Beware of Section 25 Notices
This article is solely prepared on the basis that the Landlord and Tenant have not agreed, at the time of entering into a Lease, that Sections 24-28 of the Landlord and Tenant Act 1954 (“the Act”) will be excluded.
How can a Landlord bring a commercial lease to an end?
The Landlord MUST serve a Section 25 Notice.
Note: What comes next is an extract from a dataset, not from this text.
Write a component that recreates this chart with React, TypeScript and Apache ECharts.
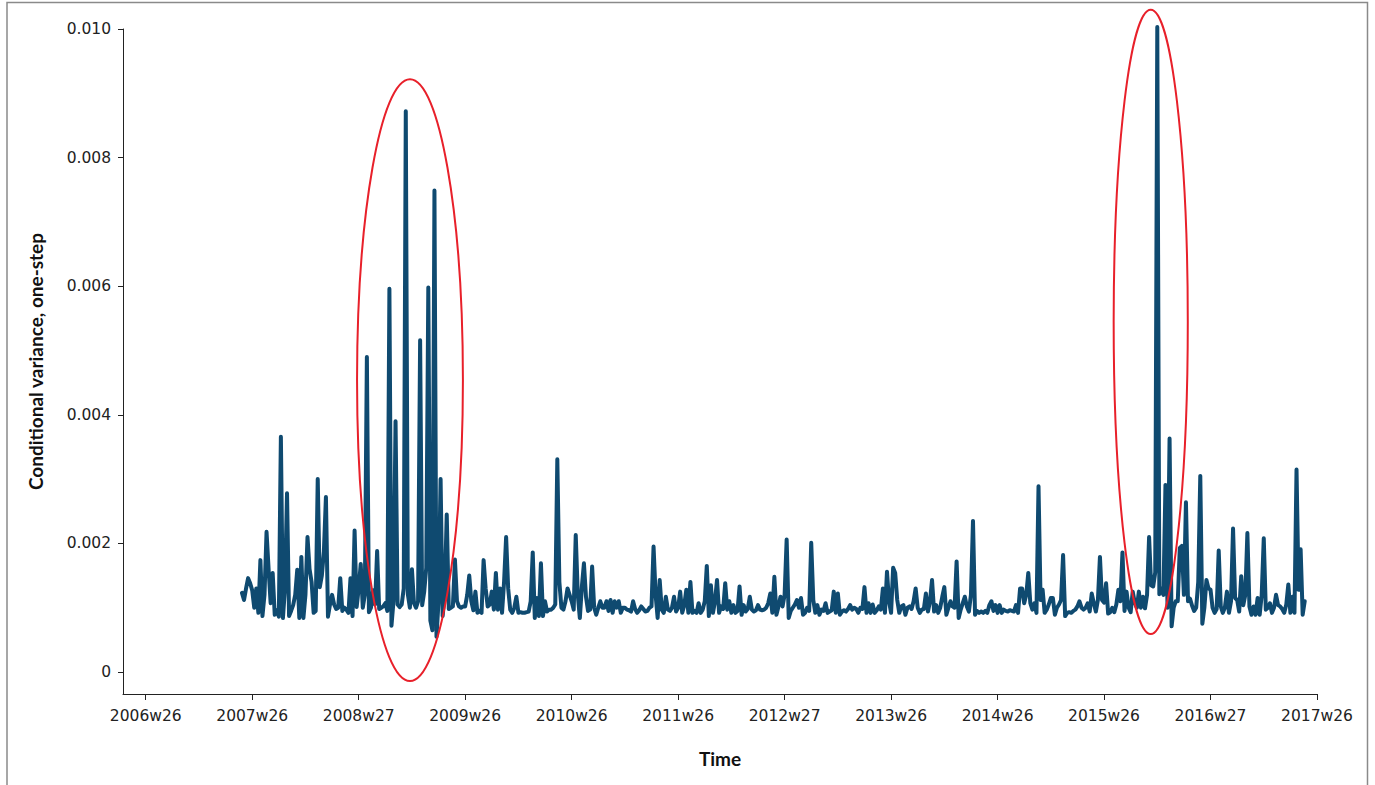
import React, { useEffect, useRef } from "react";
import * as echarts from "echarts";

// x axis: weeks counted from 2006w26
const tickWeeks = [0, 52, 104, 156, 208, 260, 312, 364, 416, 468, 520, 572];
const tickLabels = [
  "2006w26", "2007w26", "2008w27", "2009w26", "2010w26", "2011w26",
  "2012w27", "2013w26", "2014w26", "2015w26", "2016w27", "2017w26",
];
const yTicks = [0, 0.002, 0.004, 0.006, 0.008, 0.01];

// first observation (weeks after 2006w26)
const firstWeek = 47;

// Conditional variance (one-step), in units of 0.001, one value per week
const varianceE3 = [
  // 2007
  1.23, 1.12, 1.30, 1.46, 1.38, 1.27, 1.00, 1.30, 0.92, 1.74,
  0.87, 1.20, 2.18, 1.60, 1.07, 1.54, 0.89, 0.96, 0.86, 3.66,
  0.84, 1.30, 2.78, 0.87, 0.95, 1.04, 1.20, 1.59, 0.84, 1.79,
  0.84, 1.20, 2.10, 1.60, 1.40, 0.92, 0.95, 3.00, 1.32, 1.50,
  1.87, 2.72, 0.86, 1.05, 1.20, 1.05, 0.98, 1.00, 1.46, 0.95,
  1.00, 0.97, 0.92, 1.46, 0.87, 2.20,
  // 2008-2009
  1.01, 1.30, 1.68, 1.00, 1.20, 4.90, 0.93, 1.00, 1.27, 1.05,
  1.88, 0.98, 1.00, 1.02, 1.07, 0.95, 5.96, 0.72, 1.10, 3.90,
  1.05, 1.01, 1.05, 1.30, 8.72, 1.21, 1.00, 1.60, 1.07, 1.00,
  1.10, 5.16, 1.04, 1.25, 1.62, 5.98, 0.80, 0.65, 7.49, 0.55,
  1.10, 3.00, 0.87, 1.20, 2.45, 0.98, 1.00, 1.02, 1.75, 1.10,
  1.02, 1.00, 1.02, 1.02, 1.20,
  // 2009-2010
  1.50, 1.10, 0.96, 1.25, 0.92, 0.95, 0.92, 1.74, 1.30, 1.02,
  1.05, 1.25, 0.97, 1.54, 0.97, 1.30, 0.92, 1.40, 2.10, 1.30,
  0.97, 0.92, 1.00, 1.17, 0.92, 0.93, 0.92, 0.92, 0.93, 0.94,
  1.10, 1.86, 0.84, 1.15, 0.87, 1.69, 0.87, 1.10, 0.94, 0.97,
  0.97, 1.00, 1.05, 3.31, 1.40, 1.00, 0.97, 1.10, 1.30, 1.20,
  1.10,
  // 2010-2011
  0.97, 2.13, 1.20, 0.84, 1.33, 1.69, 1.17, 0.95, 0.97, 1.64,
  1.00, 0.89, 1.00, 1.10, 1.00, 1.00, 1.10, 0.95, 1.12, 0.92,
  1.10, 1.00, 1.10, 0.92, 1.00, 1.00, 0.97, 0.96, 0.94, 1.10,
  0.98, 0.92, 0.96, 1.02, 0.98, 0.94, 0.95, 1.00, 1.02, 1.95,
  1.20, 0.84, 1.43, 0.97, 0.92, 1.17, 0.97, 0.95, 1.00, 1.17,
  0.94, 1.00, 1.25,
  // 2011-2012
  0.92, 1.04, 1.28, 0.92, 1.40, 0.92, 0.95, 0.92, 1.07, 0.92,
  0.97, 1.10, 1.65, 0.87, 1.35, 0.92, 1.10, 1.43, 0.92, 1.02,
  0.98, 1.38, 0.97, 1.10, 0.92, 1.04, 0.92, 0.95, 1.33, 0.89,
  1.04, 0.94, 0.98, 1.17, 0.97, 0.94, 0.96, 1.04, 0.97, 0.96,
  0.97, 1.00, 1.07, 1.22, 0.92, 1.48, 0.89, 1.02, 1.17, 1.02,
  1.20, 2.06,
  // 2012-2013
  0.84, 0.95, 1.00, 1.05, 1.12, 1.00, 1.15, 0.89, 0.92, 1.00,
  0.95, 2.01, 1.12, 0.92, 1.04, 0.89, 0.97, 0.95, 1.07, 0.92,
  0.94, 0.96, 1.25, 0.92, 1.22, 0.89, 0.94, 0.96, 0.94, 0.98,
  1.04, 0.97, 1.00, 0.98, 0.92, 1.00, 0.98, 1.32, 0.92, 1.07,
  0.92, 1.05, 0.92, 0.96, 1.02, 0.97, 1.30, 0.92, 1.56, 1.10,
  0.92, 1.62,
  // 2013-2014
  1.54, 1.12, 0.92, 1.02, 1.04, 0.89, 1.00, 1.02, 0.98, 1.10,
  1.30, 1.00, 0.92, 0.97, 0.98, 1.22, 0.94, 1.10, 1.43, 0.94,
  1.04, 0.92, 1.00, 1.17, 1.32, 0.89, 1.00, 1.10, 1.02, 1.00,
  1.72, 0.84, 0.97, 1.07, 1.17, 1.02, 0.94, 1.20, 2.35, 0.89,
  0.95, 0.92, 0.94, 0.92, 0.95, 0.92, 1.04, 1.10, 0.95,
  // 2014-2015
  1.04, 0.92, 1.04, 0.92, 0.97, 0.95, 0.94, 0.96, 0.95, 0.94,
  1.04, 0.92, 1.30, 1.30, 1.07, 1.20, 1.54, 1.07, 0.97, 1.07,
  0.92, 2.89, 1.12, 1.28, 0.92, 0.97, 1.05, 1.15, 1.15, 0.89,
  1.00, 1.05, 1.12, 1.82, 0.87, 0.92, 0.93, 0.92, 0.95, 0.97,
  1.02, 1.10, 1.00, 0.97, 1.00, 1.07, 0.94, 1.22, 1.07, 0.94,
  1.12,
  // 2015-2016
  1.79, 1.12, 1.08, 1.38, 0.91, 0.93, 1.00, 0.93, 1.05, 1.28,
  1.10, 1.86, 0.95, 1.25, 1.00, 0.93, 1.25, 1.08, 1.00, 1.25,
  1.00, 1.17, 0.99, 1.20, 2.10, 1.35, 1.33, 1.55, 10.03, 1.21,
  1.30, 1.20, 2.91, 1.00, 3.63, 0.71, 1.00, 1.10, 1.10, 1.93,
  1.96, 1.20, 2.64, 1.10, 1.14, 1.03, 0.95, 1.00, 1.40, 3.05,
  0.75, 1.00, 1.43,
  // 2016-2017
  1.30, 1.28, 1.00, 0.92, 0.98, 1.89, 1.02, 0.92, 1.00, 1.25,
  0.92, 1.10, 2.23, 1.15, 1.12, 0.94, 1.49, 1.04, 1.20, 2.16,
  1.02, 0.89, 1.02, 0.89, 1.15, 0.89, 1.20, 2.08, 0.97, 1.00,
  1.07, 0.92, 1.00, 1.20, 1.04, 1.02, 0.98, 0.92, 1.05, 1.36,
  0.92, 1.17, 0.92, 3.15, 1.28, 1.91, 0.89, 1.10,
];

// highlighted periods (red ellipses): week range and variance range
const highlightWeeksFrom = [103.2, 472.7];
const highlightWeeksTo = [154.9, 508.9];
const highlightLow = [-0.00014, 0.00059];
const highlightHigh = [0.00922, 0.0103];

export default function App() {
  const ref = useRef<HTMLDivElement>(null);

  useEffect(() => {
    if (!ref.current) return;
    document.body.style.margin = "0";
    const chart = echarts.init(ref.current, undefined, { renderer: "svg" });

    const data = varianceE3.map((v, i) => [firstWeek + i, v / 1000]);
    const tickColor = "#222";
    const titleStyle = { fontFamily: "Lato", fontWeight: "bold", fontSize: 19, color: "#111" };

    chart.setOption({
      animation: false,
      backgroundColor: "#fff",
      grid: { left: 123, right: 58, top: 29, bottom: 91, containLabel: false },
      xAxis: {
        type: "value",
        min: -11.1,
        max: 572,
        name: "Time",
        nameLocation: "middle",
        nameGap: 55,
        nameTextStyle: titleStyle,
        axisLine: { show: true, onZero: false, lineStyle: { color: tickColor, width: 1 } },
        axisTick: { show: true, customValues: tickWeeks, length: 6, lineStyle: { color: tickColor } },
        axisLabel: {
          customValues: tickWeeks,
          formatter: (v: number) => tickLabels[Math.round(v / 52)] ?? "",
          margin: 14,
          fontFamily: "DejaVu Sans",
          fontSize: 15.5,
          color: tickColor,
        },
        splitLine: { show: false },
      },
      yAxis: {
        type: "value",
        min: -0.000342,
        max: 0.01,
        name: "Conditional variance, one-step",
        nameLocation: "middle",
        nameGap: 78,
        nameRotate: 90,
        nameTextStyle: titleStyle,
        axisLine: { show: true, onZero: false, lineStyle: { color: tickColor, width: 1 } },
        axisTick: { show: true, customValues: yTicks, length: 5, lineStyle: { color: tickColor } },
        axisLabel: {
          customValues: yTicks,
          formatter: (v: number) => (Math.abs(v) < 1e-12 ? "0" : v.toFixed(3)),
          margin: 12,
          fontFamily: "DejaVu Sans",
          fontSize: 15.5,
          color: tickColor,
        },
        splitLine: { show: false },
      },
      series: [
        {
          type: "line",
          data,
          symbol: "none",
          showSymbol: false,
          smooth: false,
          clip: false,
          lineStyle: { color: "#0f4a70", width: 4, join: "round", cap: "round" },
        },
      ],
    });

    const ellipses = highlightWeeksFrom.map((from, i) => {
      const p1 = chart.convertToPixel({ gridIndex: 0 }, [from, highlightHigh[i]]) as number[];
      const p2 = chart.convertToPixel({ gridIndex: 0 }, [highlightWeeksTo[i], highlightLow[i]]) as number[];
      return {
        type: "ellipse",
        shape: {
          cx: (p1[0] + p2[0]) / 2,
          cy: (p1[1] + p2[1]) / 2,
          rx: Math.abs(p2[0] - p1[0]) / 2,
          ry: Math.abs(p2[1] - p1[1]) / 2,
        },
        style: { fill: "none", stroke: "#e8202a", lineWidth: 2 },
        z: 100,
      };
    });

    chart.setOption({
      graphic: [
        {
          type: "rect",
          shape: { x: 7, y: 2.5, width: 1360.5, height: 800 },
          style: { fill: "none", stroke: "#8a8a8a", lineWidth: 1.5 },
          silent: true,
          z: 0,
        },
        ...ellipses,
      ],
    });

    return () => chart.dispose();
  }, []);

  return (
    <div
      ref={ref}
      style={{ position: "absolute", left: 0, top: 0, width: 1375, height: 785 }}
    />
  );
}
The Landlord can oppose a renewal of the lease if any of the following Grounds are applicable:
- Ground A – Breach of repair covenant;
- Ground B – Persistent delay in paying rent;
- Ground C – Breaches of other obligations;
- Ground D – Availability of alternative accommodation;
- Ground E – where a sub-tenant – Possession required for letting or disposing of whole property;
- Ground F – Landlord intends to demolish or reconstruct; or
- Ground G – Landlord intends to occupy the premises himself.
If none of the above are relevant, then a Section 25 Notice must be served by the Landlord to propose new terms or a Section 26 Notice by the Tenant.
What happens if no Notice is served?
If no Notice is served by either the Landlord or Tenant, at the end of the contractual term specified in the existing Lease, then the lease will be held over and continue to run, as before until such time that the Landlord or Tenant take steps to bring the tenancy to an end or seeks new terms.
The last thing I would say is that always seek legal advice regarding any legal Notice, failure to deal with either a Section 25 or 26 Notice correctly can be have disastrous implications for either party.